I hope you can get to a face to face meeting, you will find so many people in your own situation just as here. You will see first hand htat you are not alone and that you can find happiness, no matter what he does.
((((too tired)))) glad you found us. Glad you are here. I too struggle with the heartache of being married to an alcoholic, and I am new to Alanon, just been here since Dec., but I have witnessed MY own miracle, in my beginning recovery. I look back to all I have been given by this program, and all I have been able to let go of, one day at a time. I never thought I would get THIS far! My husband is home for now, but we have separated a couple of times in the past year (his decision, not mine.)

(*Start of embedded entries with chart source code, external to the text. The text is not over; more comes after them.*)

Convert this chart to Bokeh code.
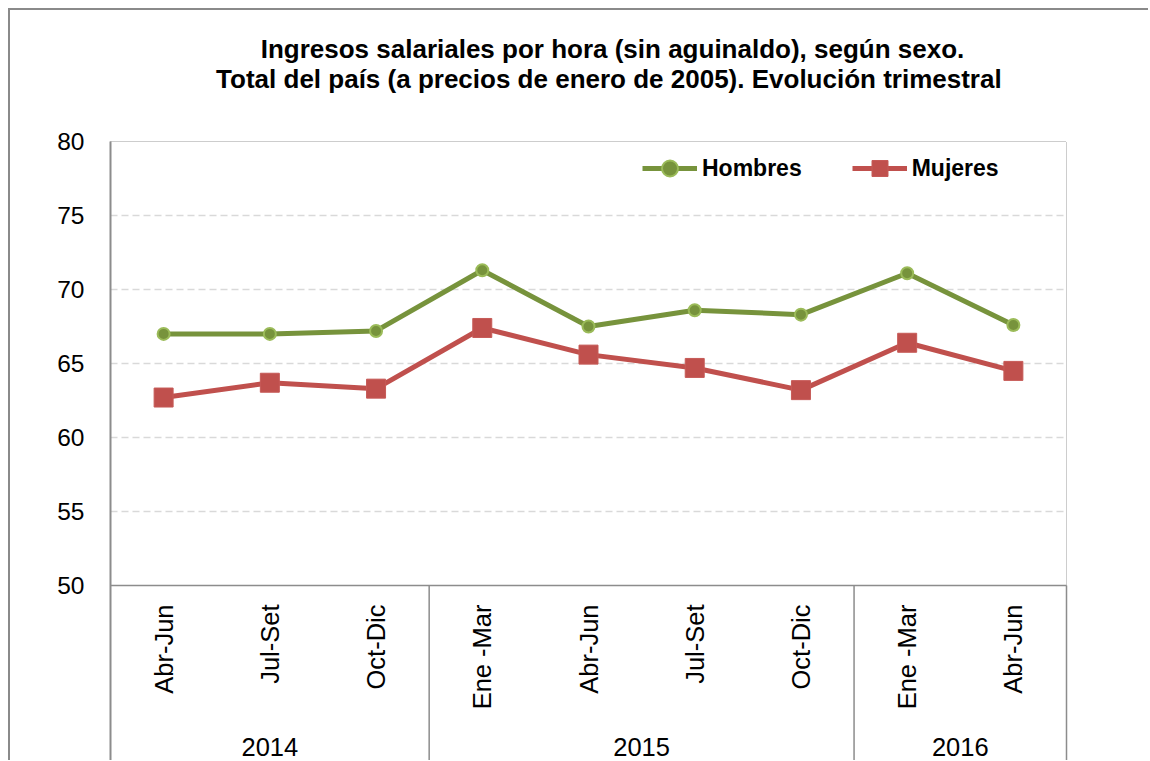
import numpy as np
from bokeh.plotting import figure
from bokeh.models import Range1d, FixedTicker, Legend, LegendItem
from bokeh.core.properties import value
from bokeh.embed import file_html
from bokeh.resources import INLINE

# ---------------- data ----------------
quarters = ["Abr-Jun", "Jul-Set", "Oct-Dic", "Ene -Mar", "Abr-Jun",
            "Jul-Set", "Oct-Dic", "Ene -Mar", "Abr-Jun"]
years = ["2014", "2015", "2016"]
year_sizes = [3, 4, 2]
hombres = [67.0, 67.0, 67.2, 71.3, 67.5, 68.6, 68.3, 71.1, 67.6]
mujeres = [62.7, 63.7, 63.3, 67.4, 65.6, 64.7, 63.2, 66.4, 64.5]
y_ticks = [50, 55, 60, 65, 70, 75, 80]
grid_vals = [55, 60, 65, 70, 75]
title_lines = ["Ingresos salariales por hora (sin aguinaldo), según sexo.",
               "Total del país (a precios de enero de 2005).  Evolución trimestral"]

# ---------------- layout (pixels) ----------------
FONT = "Liberation Sans"
n = len(quarters)
xs = np.arange(n) + 0.5
y_min, y_max = y_ticks[0], y_ticks[-1]

page_top = 10
frame_left_page = 108
plot_left, plot_right = 110, 1066
ytop_px, ybot_px = 141, 585
canvas_h = 750
frame_w = 962
border_left, border_right = 98, 78

u = (plot_right - plot_left) / n
k = (ybot_px - ytop_px) / (y_max - y_min)
x_lo = -(plot_left - frame_left_page) / u
x_hi = x_lo + frame_w / u
y_hi = y_max + (ytop_px - page_top) / k
y_lo = y_hi - canvas_h / k

p = figure(frame_width=frame_w, frame_height=canvas_h,
           min_border_left=border_left, min_border_right=border_right,
           min_border_top=0, min_border_bottom=0,
           x_range=Range1d(x_lo, x_hi), y_range=Range1d(y_lo, y_hi),
           x_axis_location=None, toolbar_location=None, output_backend="svg")
p.styles = {"margin-left": "8px", "margin-top": "8px",
            "border-left": "2px solid #8a8a8a", "border-top": "2px solid #8a8a8a"}
p.outline_line_color = None
p.xgrid.visible = False
p.ygrid.visible = False
p.background_fill_color = "white"
p.border_fill_color = "white"

ax = p.yaxis[0]
ax.ticker = FixedTicker(ticks=y_ticks)
ax.axis_line_color = None
ax.major_tick_line_color = None
ax.minor_tick_line_color = None
ax.major_label_text_font = FONT
ax.major_label_text_font_size = "24.5px"
ax.major_label_text_color = "black"
ax.major_label_standoff = 18

# grid lines
p.segment(x0=[0] * len(grid_vals), y0=grid_vals, x1=[n] * len(grid_vals), y1=grid_vals,
          line_color="#d9d9d9", line_width=1.5, line_dash="7 4")
# dotted top and right frame
p.segment(x0=[0, n], y0=[y_max, y_min], x1=[n, n], y1=[y_max, y_max],
          line_color="#9a9a9a", line_width=1, line_dash="1 1")
# category axis line
p.segment(x0=[0], y0=[y_min], x1=[n], y1=[y_min], line_color="#8c8c8c", line_width=1.5)
# left axis line
p.segment(x0=[0], y0=[y_max], x1=[0], y1=[y_lo], line_color="#8c8c8c", line_width=2)
# year separators
bounds = list(np.cumsum(year_sizes))
p.segment(x0=bounds, y0=[y_min] * len(bounds), x1=bounds, y1=[y_lo] * len(bounds),
          line_color="#8c8c8c", line_width=1.5)

# series
lh = p.line(xs, hombres, line_color="#77933C", line_width=5)
sh = p.scatter(xs, hombres, marker="circle", size=12, fill_color="#77933C",
               line_color="#9BBB59", line_width=2)
lm = p.line(xs, mujeres, line_color="#C0504D", line_width=5)
sm = p.scatter(xs, mujeres, marker="square", size=19, fill_color="#C0504D",
               line_color="#C65A57", line_width=1)

# category labels
p.text(x=xs, y=[y_min] * n, text=quarters, angle=np.pi / 2, text_align="right",
       text_baseline="middle", y_offset=19, text_font=value(FONT),
       text_font_size="25.5px", text_color="black")
starts = np.concatenate([[0], np.cumsum(year_sizes)[:-1]])
centers = starts + np.array(year_sizes) / 2
p.text(x=centers, y=[y_min] * len(years), text=years, text_align="center",
       text_baseline="middle", y_offset=161, text_font=value(FONT),
       text_font_size="25.5px", text_color="black")

# title
p.text(x=[n / 2] * 2, y=[y_max] * 2, text=title_lines, text_align="center",
       text_baseline="alphabetic", x_offset=24, y_offset=[-93, -63],
       text_font=value(FONT), text_font_size="26px", text_font_style="bold",
       text_color="black")

legend = Legend(items=[LegendItem(label="Hombres", renderers=[lh, sh]),
                       LegendItem(label="Mujeres", renderers=[lm, sm])],
                orientation="horizontal", location=(534, 572),
                border_line_color=None, background_fill_alpha=0,
                padding=0, margin=0, spacing=50, glyph_width=55, glyph_height=40,
                label_standoff=5, label_height=26,
                label_text_font=FONT, label_text_font_size="23px",
                label_text_font_style="bold", label_text_color="black")
p.add_layout(legend)

open("out.html", "w").write(file_html(p, INLINE))
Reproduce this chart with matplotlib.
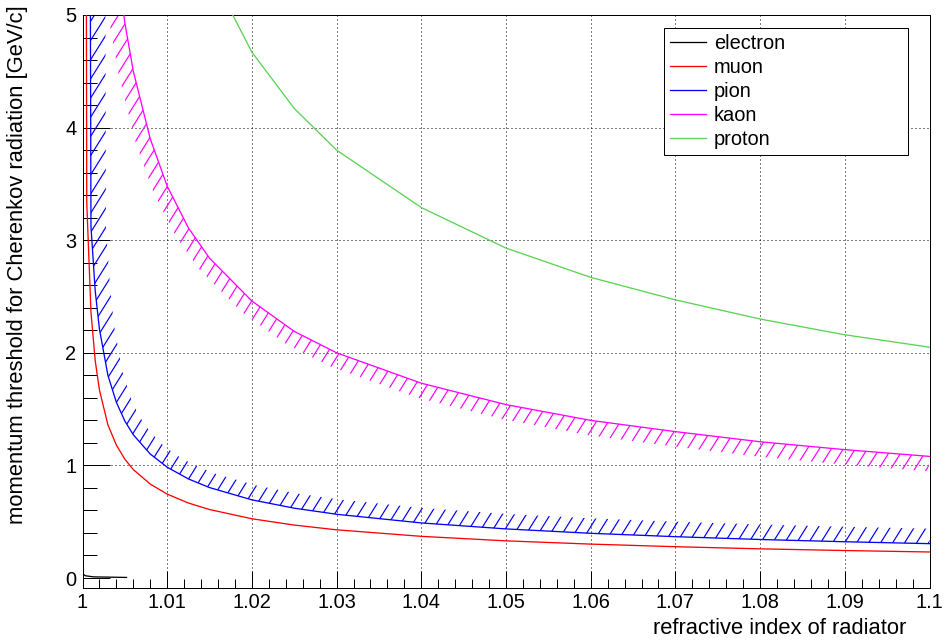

Today, I have hope through Alanon. I have moments of serenity, where once I had none. It is an ongoing process, I have discovered. And it doesn't happen overnight. But, one day, I woke up feeling a little better, and it gets better everyday. I cannot wait to see what the future holds for us. My A is still drinking, but I am finding peace in my heart. That is a miracle!
If you have not read any Alanon literature, may I suggest that if you attend a meeting, to pick some up. Also, I have read "Getting Them Sober" by Toby Rice Drews. There are 4 volumes of it. Excellent reading, and you will find a wealth of understanding. I found all 4 books on Amazon.
Please keep coming back. If you need to vent, we will be here. I too had a lot of garbage to get out of my soul before I could start the healing process. Years of panic, pain, sorrow, and fear. Talking or writing helps. Also, visit the chatroom, and attend an online meeting. I use a combination of online meetings, chatroom, board postings, reading everything I can. I figure I need all the help I can get.